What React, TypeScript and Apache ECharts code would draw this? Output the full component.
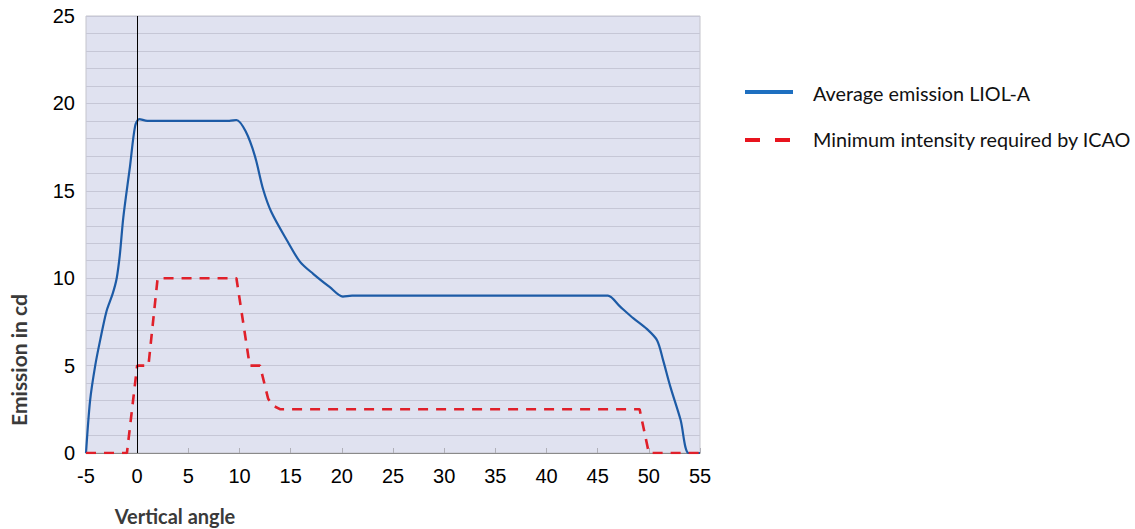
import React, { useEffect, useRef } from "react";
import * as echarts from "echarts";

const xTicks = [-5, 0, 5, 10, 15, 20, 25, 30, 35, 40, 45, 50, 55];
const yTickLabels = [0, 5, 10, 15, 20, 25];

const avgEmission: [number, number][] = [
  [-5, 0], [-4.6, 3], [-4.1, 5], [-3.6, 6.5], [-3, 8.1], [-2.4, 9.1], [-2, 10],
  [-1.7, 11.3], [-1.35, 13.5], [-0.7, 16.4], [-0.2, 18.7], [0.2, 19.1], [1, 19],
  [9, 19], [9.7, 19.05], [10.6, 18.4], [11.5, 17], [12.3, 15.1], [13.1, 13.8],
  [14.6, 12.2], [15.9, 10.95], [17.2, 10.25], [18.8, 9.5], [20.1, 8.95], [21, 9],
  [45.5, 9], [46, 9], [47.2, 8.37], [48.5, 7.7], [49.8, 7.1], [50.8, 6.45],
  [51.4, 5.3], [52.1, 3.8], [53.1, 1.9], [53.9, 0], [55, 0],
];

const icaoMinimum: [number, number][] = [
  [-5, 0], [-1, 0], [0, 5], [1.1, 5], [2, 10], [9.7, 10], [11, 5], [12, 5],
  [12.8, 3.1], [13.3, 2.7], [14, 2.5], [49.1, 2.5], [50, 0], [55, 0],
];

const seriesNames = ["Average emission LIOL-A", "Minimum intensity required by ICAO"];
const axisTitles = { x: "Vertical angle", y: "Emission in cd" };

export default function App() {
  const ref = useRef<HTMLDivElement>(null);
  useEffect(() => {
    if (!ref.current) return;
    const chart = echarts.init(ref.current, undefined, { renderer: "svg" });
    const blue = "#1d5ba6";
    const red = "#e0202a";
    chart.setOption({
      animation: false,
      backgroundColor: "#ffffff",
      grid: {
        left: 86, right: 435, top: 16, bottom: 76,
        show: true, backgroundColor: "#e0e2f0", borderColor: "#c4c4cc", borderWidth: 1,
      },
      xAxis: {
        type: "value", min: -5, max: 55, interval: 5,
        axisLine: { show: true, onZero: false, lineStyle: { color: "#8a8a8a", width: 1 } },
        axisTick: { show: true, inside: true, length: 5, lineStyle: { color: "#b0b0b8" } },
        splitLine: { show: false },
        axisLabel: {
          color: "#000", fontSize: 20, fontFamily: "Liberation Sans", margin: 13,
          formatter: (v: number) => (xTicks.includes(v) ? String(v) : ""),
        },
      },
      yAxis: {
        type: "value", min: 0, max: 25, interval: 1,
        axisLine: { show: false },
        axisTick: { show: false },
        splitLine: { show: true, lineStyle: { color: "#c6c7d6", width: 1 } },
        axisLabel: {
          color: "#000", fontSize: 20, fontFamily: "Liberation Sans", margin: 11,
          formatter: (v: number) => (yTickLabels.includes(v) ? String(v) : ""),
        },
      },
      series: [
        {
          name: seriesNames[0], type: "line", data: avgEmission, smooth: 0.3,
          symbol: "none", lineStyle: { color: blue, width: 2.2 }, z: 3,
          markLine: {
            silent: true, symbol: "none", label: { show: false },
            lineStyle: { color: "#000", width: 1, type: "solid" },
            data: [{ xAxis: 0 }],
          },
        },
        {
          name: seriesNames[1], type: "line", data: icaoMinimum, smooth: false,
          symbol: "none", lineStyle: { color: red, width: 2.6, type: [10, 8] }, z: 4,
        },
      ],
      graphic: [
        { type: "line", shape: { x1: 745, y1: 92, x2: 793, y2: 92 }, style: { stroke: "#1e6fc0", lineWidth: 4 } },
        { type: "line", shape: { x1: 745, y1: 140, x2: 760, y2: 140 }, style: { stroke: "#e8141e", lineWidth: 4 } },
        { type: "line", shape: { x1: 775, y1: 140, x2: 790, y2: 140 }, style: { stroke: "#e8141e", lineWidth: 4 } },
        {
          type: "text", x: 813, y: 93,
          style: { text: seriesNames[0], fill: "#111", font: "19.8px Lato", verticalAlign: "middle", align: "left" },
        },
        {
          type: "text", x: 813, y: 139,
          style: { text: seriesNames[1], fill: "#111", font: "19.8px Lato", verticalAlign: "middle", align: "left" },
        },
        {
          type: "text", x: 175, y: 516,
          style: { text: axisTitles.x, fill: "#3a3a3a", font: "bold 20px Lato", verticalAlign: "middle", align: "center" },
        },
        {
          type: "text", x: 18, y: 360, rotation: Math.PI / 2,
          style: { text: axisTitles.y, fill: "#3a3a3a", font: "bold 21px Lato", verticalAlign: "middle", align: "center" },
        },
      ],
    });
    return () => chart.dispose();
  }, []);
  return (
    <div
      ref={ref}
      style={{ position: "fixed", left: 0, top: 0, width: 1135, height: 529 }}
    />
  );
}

______________________________

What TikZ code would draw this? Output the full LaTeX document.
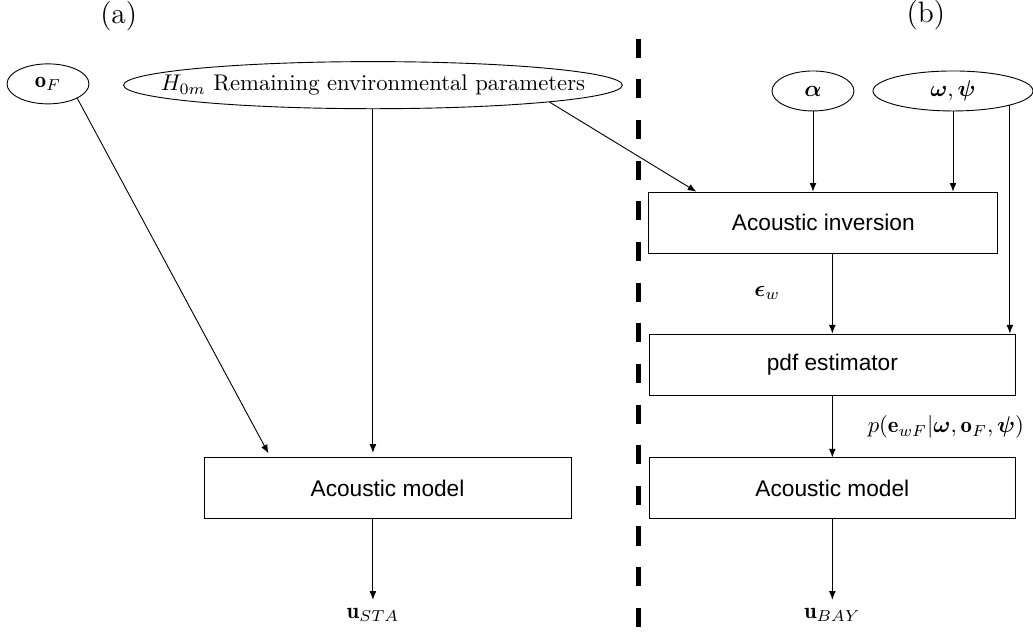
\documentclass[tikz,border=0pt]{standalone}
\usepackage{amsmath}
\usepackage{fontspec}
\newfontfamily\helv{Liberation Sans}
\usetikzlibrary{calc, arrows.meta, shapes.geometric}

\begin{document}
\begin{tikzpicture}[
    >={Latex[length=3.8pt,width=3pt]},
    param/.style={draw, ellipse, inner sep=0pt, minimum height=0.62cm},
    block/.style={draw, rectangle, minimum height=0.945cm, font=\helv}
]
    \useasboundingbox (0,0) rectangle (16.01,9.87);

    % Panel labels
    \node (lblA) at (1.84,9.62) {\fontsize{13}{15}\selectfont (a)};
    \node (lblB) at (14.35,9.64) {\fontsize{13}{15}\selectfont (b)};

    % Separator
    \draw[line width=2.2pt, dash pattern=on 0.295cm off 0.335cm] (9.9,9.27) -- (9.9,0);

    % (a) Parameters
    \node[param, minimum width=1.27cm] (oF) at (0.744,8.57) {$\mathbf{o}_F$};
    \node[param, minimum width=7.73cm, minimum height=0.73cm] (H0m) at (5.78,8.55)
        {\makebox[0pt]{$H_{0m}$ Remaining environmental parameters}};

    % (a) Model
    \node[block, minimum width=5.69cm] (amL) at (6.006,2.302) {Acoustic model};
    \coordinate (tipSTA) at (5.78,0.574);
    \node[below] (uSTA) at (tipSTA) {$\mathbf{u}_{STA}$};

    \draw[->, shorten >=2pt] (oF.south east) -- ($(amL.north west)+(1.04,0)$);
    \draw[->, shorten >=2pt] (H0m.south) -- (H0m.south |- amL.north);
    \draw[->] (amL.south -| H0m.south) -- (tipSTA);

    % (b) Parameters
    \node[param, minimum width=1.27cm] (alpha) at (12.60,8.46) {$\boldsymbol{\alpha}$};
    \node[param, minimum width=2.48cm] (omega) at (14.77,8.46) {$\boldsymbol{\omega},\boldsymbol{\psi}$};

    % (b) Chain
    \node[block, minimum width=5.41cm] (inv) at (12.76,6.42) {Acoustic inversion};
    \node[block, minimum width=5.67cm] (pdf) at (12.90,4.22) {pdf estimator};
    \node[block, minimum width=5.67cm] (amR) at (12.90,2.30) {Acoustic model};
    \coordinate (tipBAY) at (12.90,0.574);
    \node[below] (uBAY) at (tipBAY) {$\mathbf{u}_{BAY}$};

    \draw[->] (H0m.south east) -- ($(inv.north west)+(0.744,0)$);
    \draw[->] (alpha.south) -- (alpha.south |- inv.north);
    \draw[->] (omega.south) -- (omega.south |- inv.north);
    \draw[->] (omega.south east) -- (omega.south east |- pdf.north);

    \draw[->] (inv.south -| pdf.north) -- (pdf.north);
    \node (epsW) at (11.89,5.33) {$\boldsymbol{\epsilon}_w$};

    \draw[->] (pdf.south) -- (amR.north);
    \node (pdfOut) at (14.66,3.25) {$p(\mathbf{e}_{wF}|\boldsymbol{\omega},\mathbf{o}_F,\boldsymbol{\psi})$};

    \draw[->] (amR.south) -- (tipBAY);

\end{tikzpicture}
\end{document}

______________________________

Task:
Return exactly the lines from the one with "What React, TypeScript" to the one with "const yTickLabels = [0, 5, 10, 15, 20, 25];", both ends kept, and only those. Images are left out.

Response to this task:
What React, TypeScript and Apache ECharts code would draw this? Output the full component.
import React, { useEffect, useRef } from "react";
import * as echarts from "echarts";

const xTicks = [-5, 0, 5, 10, 15, 20, 25, 30, 35, 40, 45, 50, 55];
const yTickLabels = [0, 5, 10, 15, 20, 25];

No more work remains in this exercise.